YOUR TASK: Write out the listing below exactly, and omit any images you find in it.

DATASET EXCERPT:
* BEGIN *
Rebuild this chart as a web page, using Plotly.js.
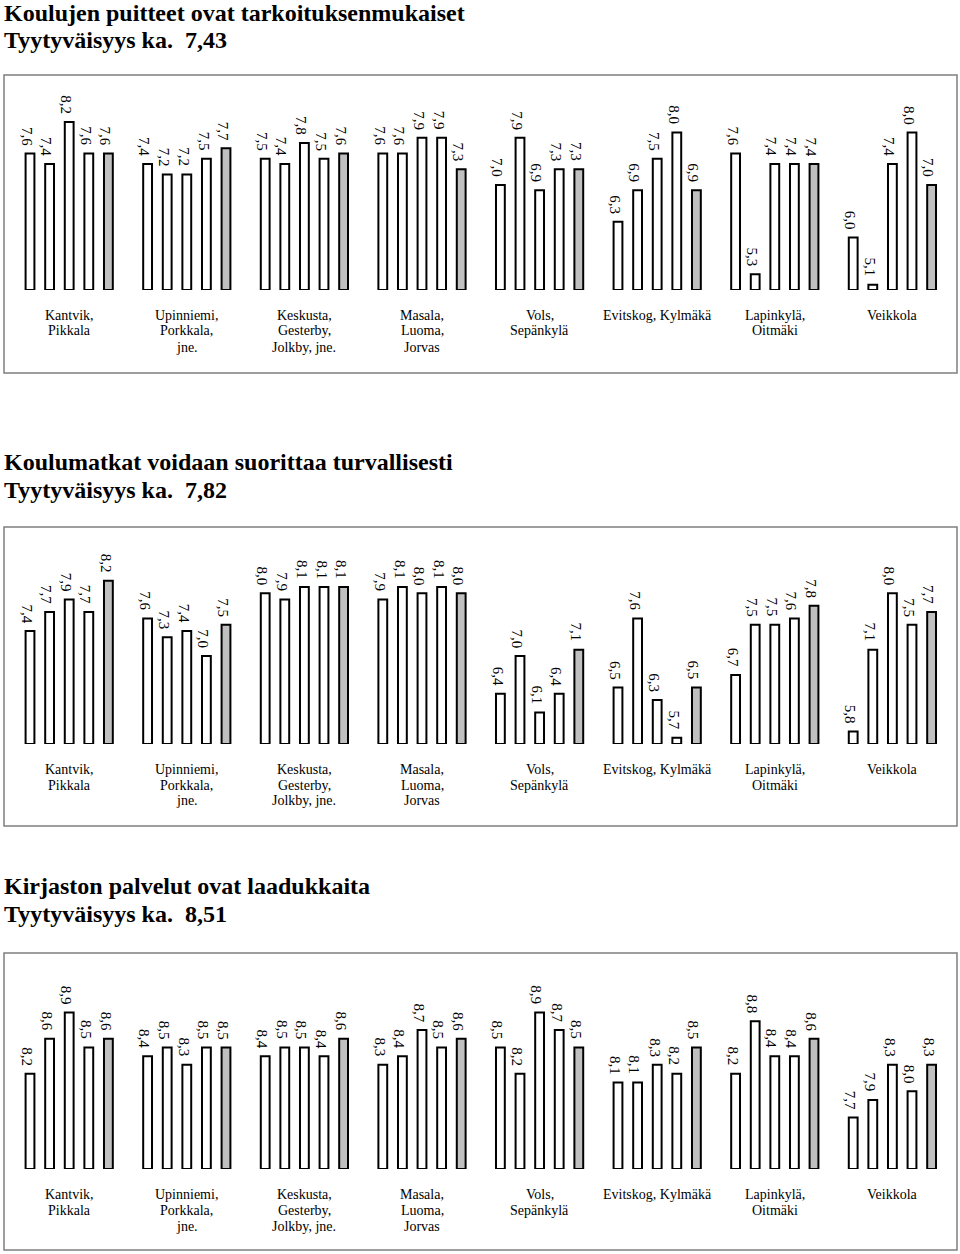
<!DOCTYPE html>
<html>
<head>
<meta charset="utf-8">
<script src="https://cdn.plot.ly/plotly-3.0.1.min.js"></script>
<style>
  html, body { margin: 0; padding: 0; background: #ffffff; }
  #chart { width: 960px; height: 1254px; }
</style>
</head>
<body>
<div id="chart"></div>
<script>
// ---------- data ----------
const categories = [
  "Kantvik,\nPikkala",
  "Upinniemi,\nPorkkala,\njne.",
  "Keskusta,\nGesterby,\nJolkby, jne.",
  "Masala,\nLuoma,\nJorvas",
  "Vols,\nSepänkylä",
  "Evitskog, Kylmäkä",
  "Lapinkylä,\nOitmäki",
  "Veikkola"
];

const titles1 = ["Koulujen puitteet ovat tarkoituksenmukaiset", "Tyytyväisyys ka.\u00a0 7,43"];
const titles2 = ["Koulumatkat voidaan suorittaa turvallisesti", "Tyytyväisyys ka.\u00a0 7,82"];
const titles3 = ["Kirjaston palvelut ovat laadukkaita", "Tyytyväisyys ka.\u00a0 8,51"];

// five bars per area (the fifth one is the grey bar)
const puitteet = [
  7.6, 7.4, 8.2, 7.6, 7.6,
  7.4, 7.2, 7.2, 7.5, 7.7,
  7.5, 7.4, 7.8, 7.5, 7.6,
  7.6, 7.6, 7.9, 7.9, 7.3,
  7.0, 7.9, 6.9, 7.3, 7.3,
  6.3, 6.9, 7.5, 8.0, 6.9,
  7.6, 5.3, 7.4, 7.4, 7.4,
  6.0, 5.1, 7.4, 8.0, 7.0
];
const koulumatkat = [
  7.4, 7.7, 7.9, 7.7, 8.2,
  7.6, 7.3, 7.4, 7.0, 7.5,
  8.0, 7.9, 8.1, 8.1, 8.1,
  7.9, 8.1, 8.0, 8.1, 8.0,
  6.4, 7.0, 6.1, 6.4, 7.1,
  6.5, 7.6, 6.3, 5.7, 6.5,
  6.7, 7.5, 7.5, 7.6, 7.8,
  5.8, 7.1, 8.0, 7.5, 7.7
];
const kirjasto = [
  8.2, 8.6, 8.9, 8.5, 8.6,
  8.4, 8.5, 8.3, 8.5, 8.5,
  8.4, 8.5, 8.5, 8.4, 8.6,
  8.3, 8.4, 8.7, 8.5, 8.6,
  8.5, 8.2, 8.9, 8.7, 8.5,
  8.1, 8.1, 8.3, 8.2, 8.5,
  8.2, 8.8, 8.4, 8.4, 8.6,
  7.7, 7.9, 8.3, 8.0, 8.3
];

// ---------- layout helpers ----------
const W = 960, H = 1254;
const FONT = "Liberation Serif, Times New Roman, serif";
const perGroup = 5;
const groupStep = 6;
const pxPerSlot = 19.6, firstSlotPx = 30;
const xRange = [-firstSlotPx / pxPerSlot, (W - firstSlotPx) / pxPerSlot];
const py = p => 1 - p / H;
const px = p => p / W;

// panel geometry: baseline pixel, top pixel of box, base value, px per unit
const panels = [
  {vals: puitteet,    titles: titles1, titleY: [13, 40],   base: 5.0,  basePx: 290,  topPx: 75,  bottomPx: 373,  scale: 52.5},
  {vals: koulumatkat, titles: titles2, titleY: [462, 490], base: 5.6,  basePx: 744,  topPx: 527, bottomPx: 826,  scale: 62.8},
  {vals: kirjasto,    titles: titles3, titleY: [886, 914], base: 7.11, basePx: 1169, topPx: 953, bottomPx: 1250, scale: 87.5}
];

const traces = [];
const layout = {
  width: W, height: H,
  margin: {l: 0, r: 0, t: 0, b: 0},
  paper_bgcolor: "#ffffff",
  plot_bgcolor: "rgba(0,0,0,0)",
  showlegend: false,
  font: {family: FONT, color: "#000000"},
  bargap: 0,
  annotations: [],
  shapes: []
};

panels.forEach((p, k) => {
  const suf = k === 0 ? "" : String(k + 1);
  const xs = p.vals.map((v, i) => Math.floor(i / perGroup) * groupStep + (i % perGroup));
  traces.push({
    type: "bar",
    x: xs,
    y: p.vals.map(v => v - p.base),
    base: p.base,
    width: 0.45,
    xaxis: "x" + suf,
    yaxis: "y" + suf,
    marker: {
      color: p.vals.map((v, i) => (i % perGroup === perGroup - 1) ? "#c0c0c0" : "#ffffff"),
      line: {color: "#000000", width: 2}
    },
    cliponaxis: false,
    hoverinfo: "skip"
  });

  // value labels (rotated, reading top to bottom)
  p.vals.forEach((v, i) => {
    layout.annotations.push({
      text: v.toFixed(1).replace(".", ","),
      xref: "x" + suf, yref: "y" + suf,
      x: xs[i], y: v,
      xanchor: "center", yanchor: "bottom",
      textangle: 90, xshift: -3, yshift: 6,
      showarrow: false,
      font: {family: FONT, size: 15, color: "#000000"}
    });
  });

  layout["xaxis" + suf] = {
    domain: [0, 1], range: xRange, anchor: "y" + suf,
    showgrid: false, zeroline: false, showline: false, showticklabels: false, ticks: ""
  };
  layout["yaxis" + suf] = {
    domain: [py(p.basePx), py(p.topPx)],
    range: [p.base, p.base + (p.basePx - p.topPx) / p.scale],
    anchor: "x" + suf,
    showgrid: false, zeroline: false, showline: false, showticklabels: false, ticks: ""
  };

  // frame
  layout.shapes.push({
    type: "rect", xref: "paper", yref: "paper",
    x0: px(4), x1: px(957), y0: py(p.bottomPx), y1: py(p.topPx),
    line: {color: "#7f7f7f", width: 1.5}, fillcolor: "rgba(0,0,0,0)"
  });

  // titles
  p.titles.forEach((t, j) => {
    layout.annotations.push({
      text: "<b>" + t + "</b>", xref: "paper", yref: "paper",
      x: px(2), y: py(p.titleY[j]), xanchor: "left", yanchor: "middle",
      showarrow: false, font: {family: FONT, size: 24, color: "#000000"}
    });
  });

  // category labels
  categories.forEach((c, g) => {
    c.split("\n").forEach((line, j) => {
      layout.annotations.push({
        text: line, xref: "x" + suf, yref: "paper",
        x: g * groupStep + 2, y: py(p.basePx + 25 + j * 16),
        xanchor: "center", yanchor: "middle",
        showarrow: false, font: {family: FONT, size: 14, color: "#000000"}
      });
    });
  });
});

Plotly.newPlot("chart", traces, layout, {staticPlot: true, displayModeBar: false});
</script>
</body>
</html>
* END *
SOLUTION FOR THIS TASK:
Rebuild this chart as a web page, using Plotly.js.
<!DOCTYPE html>
<html>
<head>
<meta charset="utf-8">
<script src="https://cdn.plot.ly/plotly-3.0.1.min.js"></script>
<style>
  html, body { margin: 0; padding: 0; background: #ffffff; }
  #chart { width: 960px; height: 1254px; }
</style>
</head>
<body>
<div id="chart"></div>
<script>
// ---------- data ----------
const categories = [
  "Kantvik,\nPikkala",
  "Upinniemi,\nPorkkala,\njne.",
  "Keskusta,\nGesterby,\nJolkby, jne.",
  "Masala,\nLuoma,\nJorvas",
  "Vols,\nSepänkylä",
  "Evitskog, Kylmäkä",
  "Lapinkylä,\nOitmäki",
  "Veikkola"
];

const titles1 = ["Koulujen puitteet ovat tarkoituksenmukaiset", "Tyytyväisyys ka.\u00a0 7,43"];
const titles2 = ["Koulumatkat voidaan suorittaa turvallisesti", "Tyytyväisyys ka.\u00a0 7,82"];
const titles3 = ["Kirjaston palvelut ovat laadukkaita", "Tyytyväisyys ka.\u00a0 8,51"];

// five bars per area (the fifth one is the grey bar)
const puitteet = [
  7.6, 7.4, 8.2, 7.6, 7.6,
  7.4, 7.2, 7.2, 7.5, 7.7,
  7.5, 7.4, 7.8, 7.5, 7.6,
  7.6, 7.6, 7.9, 7.9, 7.3,
  7.0, 7.9, 6.9, 7.3, 7.3,
  6.3, 6.9, 7.5, 8.0, 6.9,
  7.6, 5.3, 7.4, 7.4, 7.4,
  6.0, 5.1, 7.4, 8.0, 7.0
];
const koulumatkat = [
  7.4, 7.7, 7.9, 7.7, 8.2,
  7.6, 7.3, 7.4, 7.0, 7.5,
  8.0, 7.9, 8.1, 8.1, 8.1,
  7.9, 8.1, 8.0, 8.1, 8.0,
  6.4, 7.0, 6.1, 6.4, 7.1,
  6.5, 7.6, 6.3, 5.7, 6.5,
  6.7, 7.5, 7.5, 7.6, 7.8,
  5.8, 7.1, 8.0, 7.5, 7.7
];
const kirjasto = [
  8.2, 8.6, 8.9, 8.5, 8.6,
  8.4, 8.5, 8.3, 8.5, 8.5,
  8.4, 8.5, 8.5, 8.4, 8.6,
  8.3, 8.4, 8.7, 8.5, 8.6,
  8.5, 8.2, 8.9, 8.7, 8.5,
  8.1, 8.1, 8.3, 8.2, 8.5,
  8.2, 8.8, 8.4, 8.4, 8.6,
  7.7, 7.9, 8.3, 8.0, 8.3
];

// ---------- layout helpers ----------
const W = 960, H = 1254;
const FONT = "Liberation Serif, Times New Roman, serif";
const perGroup = 5;
const groupStep = 6;
const pxPerSlot = 19.6, firstSlotPx = 30;
const xRange = [-firstSlotPx / pxPerSlot, (W - firstSlotPx) / pxPerSlot];
const py = p => 1 - p / H;
const px = p => p / W;

// panel geometry: baseline pixel, top pixel of box, base value, px per unit
const panels = [
  {vals: puitteet,    titles: titles1, titleY: [13, 40],   base: 5.0,  basePx: 290,  topPx: 75,  bottomPx: 373,  scale: 52.5},
  {vals: koulumatkat, titles: titles2, titleY: [462, 490], base: 5.6,  basePx: 744,  topPx: 527, bottomPx: 826,  scale: 62.8},
  {vals: kirjasto,    titles: titles3, titleY: [886, 914], base: 7.11, basePx: 1169, topPx: 953, bottomPx: 1250, scale: 87.5}
];

const traces = [];
const layout = {
  width: W, height: H,
  margin: {l: 0, r: 0, t: 0, b: 0},
  paper_bgcolor: "#ffffff",
  plot_bgcolor: "rgba(0,0,0,0)",
  showlegend: false,
  font: {family: FONT, color: "#000000"},
  bargap: 0,
  annotations: [],
  shapes: []
};

panels.forEach((p, k) => {
  const suf = k === 0 ? "" : String(k + 1);
  const xs = p.vals.map((v, i) => Math.floor(i / perGroup) * groupStep + (i % perGroup));
  traces.push({
    type: "bar",
    x: xs,
    y: p.vals.map(v => v - p.base),
    base: p.base,
    width: 0.45,
    xaxis: "x" + suf,
    yaxis: "y" + suf,
    marker: {
      color: p.vals.map((v, i) => (i % perGroup === perGroup - 1) ? "#c0c0c0" : "#ffffff"),
      line: {color: "#000000", width: 2}
    },
    cliponaxis: false,
    hoverinfo: "skip"
  });

  // value labels (rotated, reading top to bottom)
  p.vals.forEach((v, i) => {
    layout.annotations.push({
      text: v.toFixed(1).replace(".", ","),
      xref: "x" + suf, yref: "y" + suf,
      x: xs[i], y: v,
      xanchor: "center", yanchor: "bottom",
      textangle: 90, xshift: -3, yshift: 6,
      showarrow: false,
      font: {family: FONT, size: 15, color: "#000000"}
    });
  });

  layout["xaxis" + suf] = {
    domain: [0, 1], range: xRange, anchor: "y" + suf,
    showgrid: false, zeroline: false, showline: false, showticklabels: false, ticks: ""
  };
  layout["yaxis" + suf] = {
    domain: [py(p.basePx), py(p.topPx)],
    range: [p.base, p.base + (p.basePx - p.topPx) / p.scale],
    anchor: "x" + suf,
    showgrid: false, zeroline: false, showline: false, showticklabels: false, ticks: ""
  };

  // frame
  layout.shapes.push({
    type: "rect", xref: "paper", yref: "paper",
    x0: px(4), x1: px(957), y0: py(p.bottomPx), y1: py(p.topPx),
    line: {color: "#7f7f7f", width: 1.5}, fillcolor: "rgba(0,0,0,0)"
  });

  // titles
  p.titles.forEach((t, j) => {
    layout.annotations.push({
      text: "<b>" + t + "</b>", xref: "paper", yref: "paper",
      x: px(2), y: py(p.titleY[j]), xanchor: "left", yanchor: "middle",
      showarrow: false, font: {family: FONT, size: 24, color: "#000000"}
    });
  });

  // category labels
  categories.forEach((c, g) => {
    c.split("\n").forEach((line, j) => {
      layout.annotations.push({
        text: line, xref: "x" + suf, yref: "paper",
        x: g * groupStep + 2, y: py(p.basePx + 25 + j * 16),
        xanchor: "center", yanchor: "middle",
        showarrow: false, font: {family: FONT, size: 14, color: "#000000"}
      });
    });
  });
});

Plotly.newPlot("chart", traces, layout, {staticPlot: true, displayModeBar: false});
</script>
</body>
</html>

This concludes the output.